Toyota and BMW caught in worldwide car crash

The recession continues to hammer global car sales. But is there some light at the end of the tunnel?

Last Updated: 06 Nov 2012

Giant Japanese car-maker Toyota and German counterpart BMW both reported some fairly dismal results today for the second quarter of 2009: Toyota chalked up an eye-watering loss of nearly £500m, while BMW saw profits slide by 76% to just over £100m. Both are still struggling to cope with the precipitous drop in new car sales, which has hammered carmakers all around the world. But with Toyota suggesting that sales should pick up towards the end of the year, and US carmaker Ford actually reporting a slight rise in year-on-year sales, is the worst now over?
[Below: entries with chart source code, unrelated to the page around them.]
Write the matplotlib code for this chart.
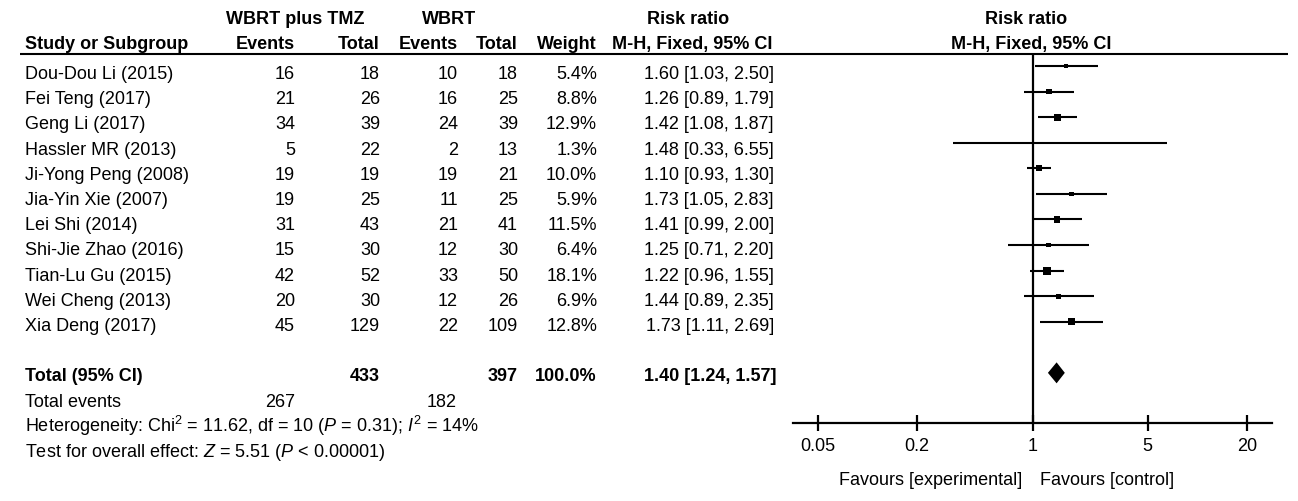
import matplotlib
matplotlib.use("Agg")
import matplotlib.pyplot as plt
import numpy as np

plt.rcParams['font.family'] = ['Liberation Sans', 'DejaVu Sans']
plt.rcParams['mathtext.fontset'] = 'custom'
plt.rcParams['mathtext.rm'] = 'Liberation Sans'
plt.rcParams['mathtext.it'] = 'Liberation Sans:italic'
plt.rcParams['mathtext.bf'] = 'Liberation Sans:bold'

# ---------------- data ----------------
studies = ["Dou-Dou Li (2015)", "Fei Teng (2017)", "Geng Li (2017)", "Hassler MR (2013)",
           "Ji-Yong Peng (2008)", "Jia-Yin Xie (2007)", "Lei Shi (2014)", "Shi-Jie Zhao (2016)",
           "Tian-Lu Gu (2015)", "Wei Cheng (2013)", "Xia Deng (2017)"]
events_exp = [16, 21, 34, 5, 19, 19, 31, 15, 42, 20, 45]
total_exp = [18, 26, 39, 22, 19, 25, 43, 30, 52, 30, 129]
events_ctl = [10, 16, 24, 2, 19, 11, 21, 12, 33, 12, 22]
total_ctl = [18, 25, 39, 13, 21, 25, 41, 30, 50, 26, 109]
weight = [5.4, 8.8, 12.9, 1.3, 10.0, 5.9, 11.5, 6.4, 18.1, 6.9, 12.8]
rr = [1.60, 1.26, 1.42, 1.48, 1.10, 1.73, 1.41, 1.25, 1.22, 1.44, 1.73]
ci_lo = [1.03, 0.89, 1.08, 0.33, 0.93, 1.05, 0.99, 0.71, 0.96, 0.89, 1.11]
ci_hi = [2.50, 1.79, 1.87, 6.55, 1.30, 2.83, 2.00, 2.20, 1.55, 2.35, 2.69]
pooled = (1.40, 1.24, 1.57)
het_text = r"Heterogeneity: Chi$^2$ = 11.62, df = 10 ($\mathit{P}$ = 0.31); $\mathit{I}^2$ = 14%"
test_text = r"Test for overall effect: $\mathit{Z}$ = 5.51 ($\mathit{P}$ < 0.00001)"
xticks = [0.05, 0.2, 1, 5, 20]
xticklabels = ["0.05", "0.2", "1", "5", "20"]

# ---------------- figure ----------------
W, H = 1298, 501
fig = plt.figure(figsize=(W / 100, H / 100), dpi=100)
ax = fig.add_axes([0, 0, 1, 1])
ax.set_xlim(0, W)
ax.set_ylim(H, 0)
ax.axis('off')

FS = 13
def base(i):
    return 79 + 25.2 * i

# column right edges
c_ev1, c_tot1, c_ev2, c_tot2, c_w, c_ci = 295, 380, 458, 518, 597, 774
xl = 25

# headers
ax.text(295, 24, "WBRT plus TMZ", ha='center', va='baseline', fontsize=FS, fontweight='bold')
ax.text(449, 24, "WBRT", ha='center', va='baseline', fontsize=FS, fontweight='bold')
ax.text(688, 24, "Risk ratio", ha='center', va='baseline', fontsize=FS, fontweight='bold')
ax.text(1026, 24, "Risk ratio", ha='center', va='baseline', fontsize=FS, fontweight='bold')
hy = 49
ax.text(xl, hy, "Study or Subgroup", ha='left', va='baseline', fontsize=FS, fontweight='bold')
for x, s in [(c_ev1, "Events"), (c_tot1, "Total"), (c_ev2, "Events"), (c_tot2, "Total"),
             (c_w, "Weight"), (c_ci - 2, "M-H, Fixed, 95% CI")]:
    ax.text(x, hy, s, ha='right', va='baseline', fontsize=FS, fontweight='bold')
ax.text(1031, hy, "M-H, Fixed, 95% CI", ha='center', va='baseline', fontsize=FS, fontweight='bold')
ax.plot([20, 1288], [53.5, 53.5], color='black', lw=1.5, solid_capstyle='butt')

# study rows
for i, s in enumerate(studies):
    y = base(i)
    ax.text(xl, y, s, ha='left', va='baseline', fontsize=FS)
    ax.text(c_ev1, y, str(events_exp[i]), ha='right', va='baseline', fontsize=FS)
    ax.text(c_tot1, y, str(total_exp[i]), ha='right', va='baseline', fontsize=FS)
    ax.text(c_ev2, y, str(events_ctl[i]), ha='right', va='baseline', fontsize=FS)
    ax.text(c_tot2, y, str(total_ctl[i]), ha='right', va='baseline', fontsize=FS)
    ax.text(c_w, y, f"{weight[i]:.1f}%", ha='right', va='baseline', fontsize=FS)
    ax.text(c_ci, y, f"{rr[i]:.2f} [{ci_lo[i]:.2f}, {ci_hi[i]:.2f}]", ha='right', va='baseline', fontsize=FS)

# totals
y = base(12)
ax.text(xl, y, "Total (95% CI)", ha='left', va='baseline', fontsize=FS, fontweight='bold')
ax.text(c_tot1, y, str(sum(total_exp)), ha='right', va='baseline', fontsize=FS, fontweight='bold')
ax.text(c_tot2, y, str(sum(total_ctl)), ha='right', va='baseline', fontsize=FS, fontweight='bold')
ax.text(c_w, y, f"{sum(weight):.1f}%", ha='right', va='baseline', fontsize=FS, fontweight='bold')
ax.text(c_ci + 3, y, f"{pooled[0]:.2f} [{pooled[1]:.2f}, {pooled[2]:.2f}]", ha='right', va='baseline',
        fontsize=FS, fontweight='bold')
y = base(13)
ax.text(xl, y, "Total events", ha='left', va='baseline', fontsize=FS)
ax.text(c_ev1, y, str(sum(events_exp)), ha='right', va='baseline', fontsize=FS)
ax.text(c_ev2 - 1, y, str(sum(events_ctl)), ha='right', va='baseline', fontsize=FS)
ax.text(xl, base(14), het_text, ha='left', va='baseline', fontsize=FS)
ax.text(xl, base(15), test_text, ha='left', va='baseline', fontsize=FS)

# favours labels
ax.text(1022, 485, "Favours [experimental]", ha='right', va='baseline', fontsize=FS)
ax.text(1040, 485, "Favours [control]", ha='left', va='baseline', fontsize=FS)

# ---------------- forest ----------------
fx0, fx1 = 793, 1272
fy_top, fy_bot = 54, 423.3
axf = fig.add_axes([fx0 / W, (H - fy_bot) / H, (fx1 - fx0) / W, (fy_bot - fy_top) / H])
axf.set_xscale('log')
axf.set_xlim(1 / 28.3, 28.3)
r0, rstep = 66, 25.57
axf.set_ylim((fy_bot - r0) / rstep, (fy_top - r0) / rstep)
axf.patch.set_alpha(0)
for sp in ['top', 'left', 'right']:
    axf.spines[sp].set_visible(False)
axf.spines['bottom'].set_linewidth(1.6)
axf.set_yticks([])
axf.set_xticks(xticks)
axf.set_xticklabels(xticklabels, fontsize=FS)
axf.xaxis.set_minor_locator(matplotlib.ticker.NullLocator())
axf.tick_params(axis='x', direction='inout', length=11, width=1.6, pad=5)

axf.axvline(1, color='black', lw=1.6)
rows = np.arange(len(studies))
axf.hlines(rows, ci_lo, ci_hi, color='black', lw=1.5)
side_px = 1.88 * np.sqrt(np.array(weight))
axf.scatter(rr, rows, marker='s', s=(side_px * 0.72) ** 2, color='black', linewidths=0, zorder=3)
ty = 12
dh = 0.41
axf.fill([pooled[1], pooled[0], pooled[2], pooled[0]], [ty, ty - dh, ty, ty + dh], color='black', lw=0)

fig.savefig("out.png", dpi=100)
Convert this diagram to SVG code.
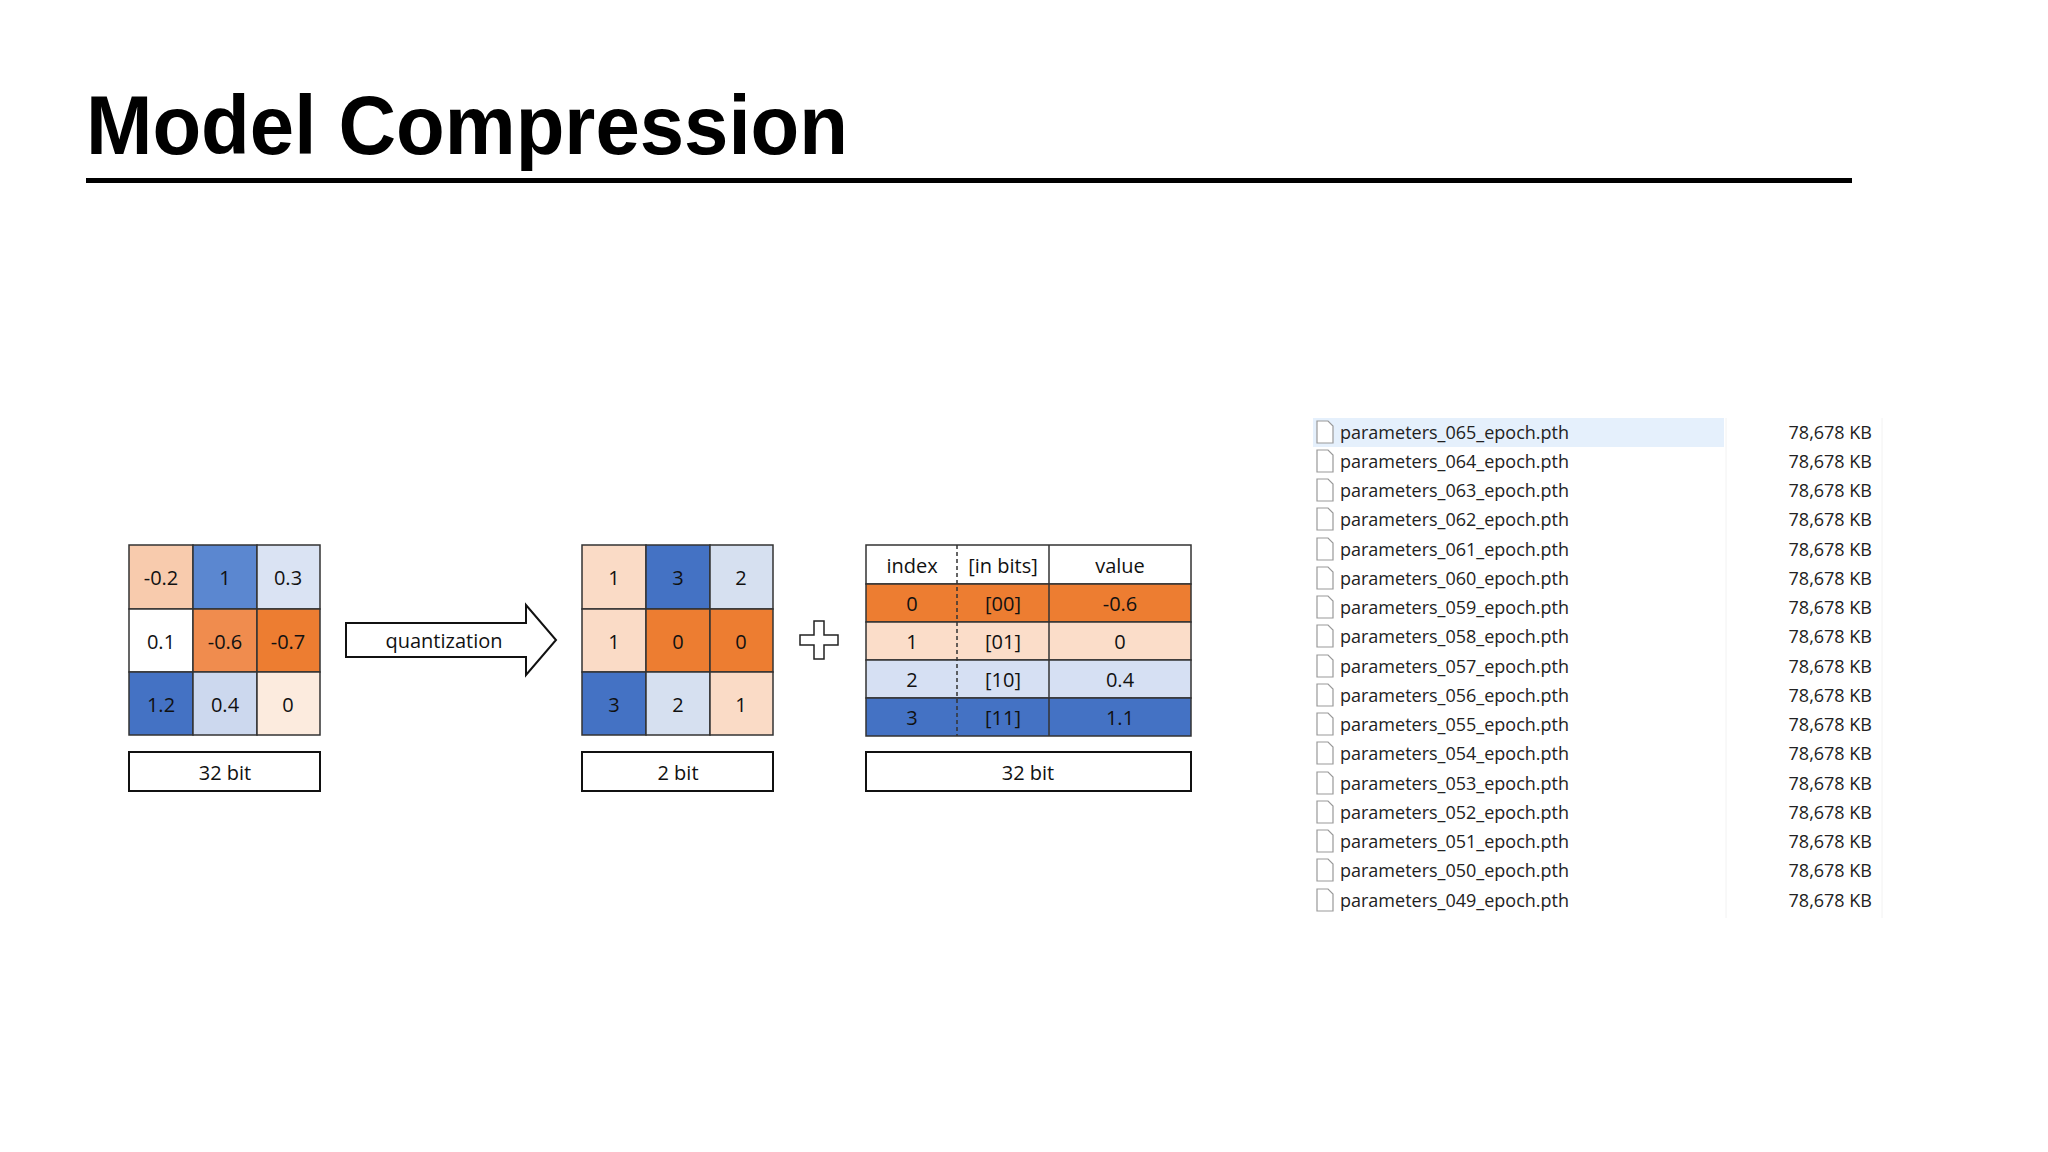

Toyota’s sales figures certainly look pretty grim, on the face of it. Revenues were down 38%, as car sales fell by more than a third (including a 47% plunge in the US). Throw in the rising value of the yen, which has hurt all the big Japanese exporters, and this added up to loss of £483m. However, even these gruesome figures weren’t as bad as some expected – and Toyota also said that it’s now expecting to sell about 100,000 more cars this year than originally anticipated. It may seem an odd time to be upgrading forecasts, but we suppose it’s all relative.

BMW is faring rather better, in that at least it managed to end the quarter with a nine-figure profit – although car sales were still down by 18%, and its profit of €121m was only a quarter of what it made in the same period last year. But if anything it was actually gloomier about the outlook – it refused to give any specific forecasts in the current climate, while insisting that ‘a lasting and wide ranging recovery is not yet in sight’.

The best hope for these carmakers appears to be national governments’ attempts to prop up their car industries. In the US, for example, the so-called ‘cash for clunkers’ programme, which offers customers a rebate of up to $4,500 if they trade in their old car for a new one, is proving very successful: the original $1bn budget has disappeared so fast that the Government’s now seeking an extra $2bn. And Ford said yesterday that the scheme had helped it to sell 2% more cars in July than it did in the same month last year – a modest increase, perhaps, but still pretty remarkable in the circumstances.

We’re still not convinced these schemes make sense, either from a financial or environmental point of view. But you’re unlikely to hear the likes of Ford, Toyota and BMW complaining.